O lançamento em 1948 do Eterna-Matic com o Calibre 1199 foi um triunfo da microengenharia. As cinco esferas de aço, cada uma com apenas 0,65 mm de diâmetro, permitiam que o rotor girasse livremente com a mínima inércia, capturando energia dos movimentos mais sutis do pulso. Este relógio não apenas funcionava melhor; ele durava mais. O sucesso foi tão retumbante que a inovação definiu instantaneamente a identidade da marca. Em 1950, a tecnologia foi ampliada para o famoso Calibre 1247 masculino, mas o 1199 feminino detém a primazia histórica.
Visualmente, os modelos de 1948 eram a quintessência do design do pós-guerra: caixas sóbrias, porém elegantes, mostradores legíveis e uma construção robusta. Ao longo das décadas, o princípio do rolamento de esferas tornou-se o padrão industrial global, adotado posteriormente pela ETA (que nasceu de uma divisão da Eterna) e utilizado em calibres onipresentes como o 2824. O Eterna-Matic Calibre 1199 não é apenas um relógio 'vintage'; é o ancestral técnico de praticamente todo relógio automático suíço contemporâneo que utiliza um rotor montado em rolamentos.
CURIOSIDADES
O logotipo da Eterna, composto por cinco pontos dispostos em um pentágono, foi adotado oficialmente após o sucesso deste modelo para representar as cinco esferas do rolamento do rotor.
Embora o Calibre 1247 masculino de 1950 seja mais colecionado hoje devido ao tamanho da caixa, o Calibre 1199 feminino é academicamente mais valioso por ser o verdadeiro pioneiro da tecnologia 'ball-bearing'.
As esferas de aço utilizadas no Calibre 1199 eram tão pequenas que a Eterna teve que desenvolver ferramentas proprietárias apenas para manuseá-las e inseri-las no movimento sem as perder.
O termo 'Eterna-Matic' tornou-se tão forte que, em muitos mercados, substituiu o próprio nome da marca na linguagem popular durante os anos 50 e 60.

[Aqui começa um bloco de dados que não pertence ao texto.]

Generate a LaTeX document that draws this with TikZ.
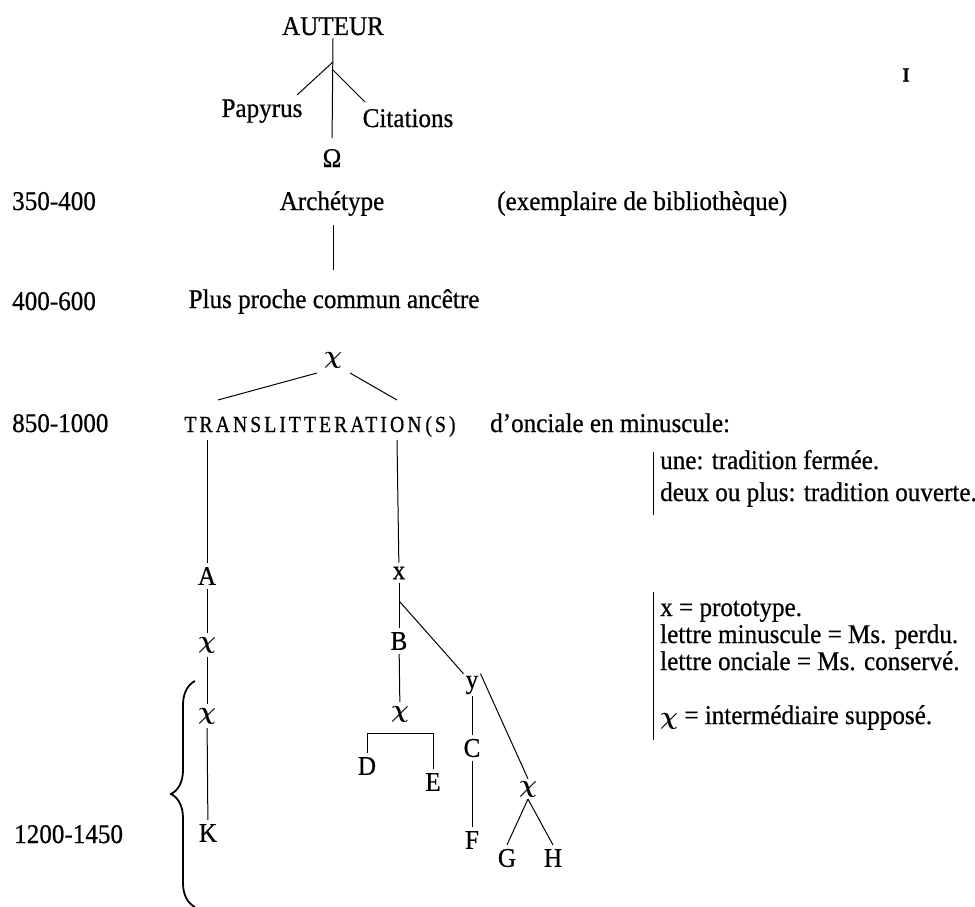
\documentclass[tikz,border=0pt]{standalone}
\usepackage{fontspec}
\setmainfont{Liberation Serif}[FakeStretch=0.93, FakeBold=0.6]
\newfontfamily\transfont{Liberation Serif}[FakeStretch=0.86, LetterSpace=13, FakeBold=0.6]
\usetikzlibrary{decorations.pathreplacing}
\newcommand{\chiglyph}{\fontsize{36}{36}\selectfont\(\boldsymbol{\chi}\)}
\usepackage{amsmath}
\usepackage{bm}
\renewcommand{\chiglyph}{\fontsize{36}{36}\selectfont\(\bm{\chi}\)}
\begin{document}
\begin{tikzpicture}[x=1pt,y=-1pt,
  every node/.style={font=\fontsize{27}{31}\selectfont},
  ln/.style={line width=1pt},
  tn/.style={inner sep=4pt},
  txt/.style={anchor=base, inner sep=3pt},
  lab/.style={anchor=base west, inner sep=0pt},
  leg/.style={anchor=base west, inner sep=0pt}]
\useasboundingbox (0,0) rectangle (975,907);
% top
\node[txt] (auteur) at (333,35) {AUTEUR};
\coordinate (j1) at (333,62);
\coordinate (j2) at (333,70);
\node[txt] (pap) at (262,117) {Papyrus};
\node[txt] (cit) at (408,127) {Citations};
\node[txt] (omega) at (332,167) {Ω};
\draw[ln, shorten >=8pt] (auteur.south) -- (omega.north);
\coordinate (pe) at (297,95);
\coordinate (ce) at (365,102);
\draw[ln] (j1) -- (pe);
\draw[ln] (j2) -- (ce);
\node[font=\fontsize{20}{22}\selectfont\bfseries, inner sep=0pt] (stray) at (906,75) {I};
% rows
\node[lab] (d1) at (12,210) {350-400};
\node[txt] (arch) at (332,210) {Archétype};
\node[lab] (ex) at (497,210) {(exemplaire de bibliothèque)};
\coordinate (a1) at (333,225);
\coordinate (a2) at (333,270);
\draw[ln] (a1) -- (a2);
\node[lab] (d2) at (12,310) {400-600};
\node[txt] (ppca) at (334,308) {Plus proche commun ancêtre};
\node[inner sep=0pt] (chi0) at (333,360) {\chiglyph};
\coordinate (tl) at (218,400);
\coordinate (tr) at (397,400);
\coordinate (cl) at (317,373);
\coordinate (cr) at (350,373);
\draw[ln] (cl) -- (tl);
\draw[ln] (cr) -- (tr);
\node[lab] (d3) at (12,432) {850-1000};
\node[txt] (trans) at (320,432) {\fontsize{23}{27}\transfont TRANSLITTERATION\,(S)};
\node[lab] (onc) at (490,432) {d’onciale en minuscule:};
% legend
\coordinate (b1t) at (653,452);
\coordinate (b1b) at (653,515);
\draw[ln] (b1t) -- (b1b);
\node[leg] (l1) at (660,469) {une: tradition fermée.};
\node[leg] (l2) at (660,501) {deux ou plus: tradition ouverte.};
\coordinate (b2t) at (653,592);
\coordinate (b2b) at (653,740);
\draw[ln] (b2t) -- (b2b);
\node[leg] (l3) at (660,616) {x = prototype.};
\node[leg] (l4) at (660,643) {lettre minuscule = Ms. perdu.};
\node[leg] (l5) at (660,670) {lettre onciale = Ms. conservé.};
\node[leg] (l6) at (660,724) {{\fontsize{32}{32}\selectfont\(\bm{\chi}\)} = intermédiaire supposé.};
% left branch
\coordinate (lt) at (207,440);
\node[tn] (A) at (207,576) {A};
\node[tn] (c1) at (207,645) {\chiglyph};
\node[tn] (c2) at (207,716) {\chiglyph};
\node[tn] (K) at (208,833) {K};
\draw[ln] (lt) -- (A);
\draw[ln] (A) -- (c1);
\draw[ln] (c1) -- (c2);
\draw[ln] (c2) -- (K);
\draw[line width=1.8pt, decorate, decoration={brace, amplitude=24pt}] (195,907) -- (195,681);
\node[lab] (d4) at (14,843) {1200-1450};
% right branch
\coordinate (rt) at (397,440);
\node[tn] (x) at (399,573) {x};
\node[tn] (B) at (399,641) {B};
\node[tn] (c3) at (400,714) {\chiglyph};
\draw[ln] (rt) -- (x);
\draw[ln] (x) -- (B);
\draw[ln] (B) -- (c3);
\coordinate (xd) at (400,602);
\node[tn, inner sep=2pt] (y) at (472,685) {y};
\draw[ln] (xd) -- (y.north west);
\node[tn] (D) at (367,766) {D};
\node[tn] (E) at (433,782) {E};
\coordinate (br1) at (367,733);
\coordinate (br2) at (433,733);
\draw[ln] (D.north) -- (br1) -- (br2) -- (E.north);
\node[tn] (C) at (472,748) {C};
\node[tn] (F) at (472,840) {F};
\draw[ln] (y) -- (C);
\draw[ln] (C) -- (F);
\node[tn, inner sep=2pt] (c4) at (528,789) {\chiglyph};
\draw[ln] (y.north east) -- (c4.north);
\node[tn] (G) at (507,858) {G};
\node[tn] (H) at (553,858) {H};
\draw[ln] (c4.south) -- (G.north);
\draw[ln] (c4.south) -- (H.north);
\end{tikzpicture}
\end{document}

A tecnologia de rolamento de esferas introduzida neste modelo foi considerada tão avançada que ajudou a financiar a expansão da divisão de movimentos da Eterna, que mais tarde se tornaria a gigante ETA SA Manufacture Horlogère Suisse.
O sucesso da linha Eterna-Matic permitiu à marca financiar a expedição Kon-Tiki de Thor Heyerdahl, embora os relógios usados na balsa fossem modelos anteriores ou protótipos específicos, a tecnologia do rotor consolidou a reputação de durabilidade necessária para a futura linha Kon-Tiki.
Antes do Eterna-Matic, os relojoeiros frequentemente recomendavam relógios de corda manual para quem buscava longevidade; o Calibre 1199 foi um dos primeiros a inverter essa recomendação.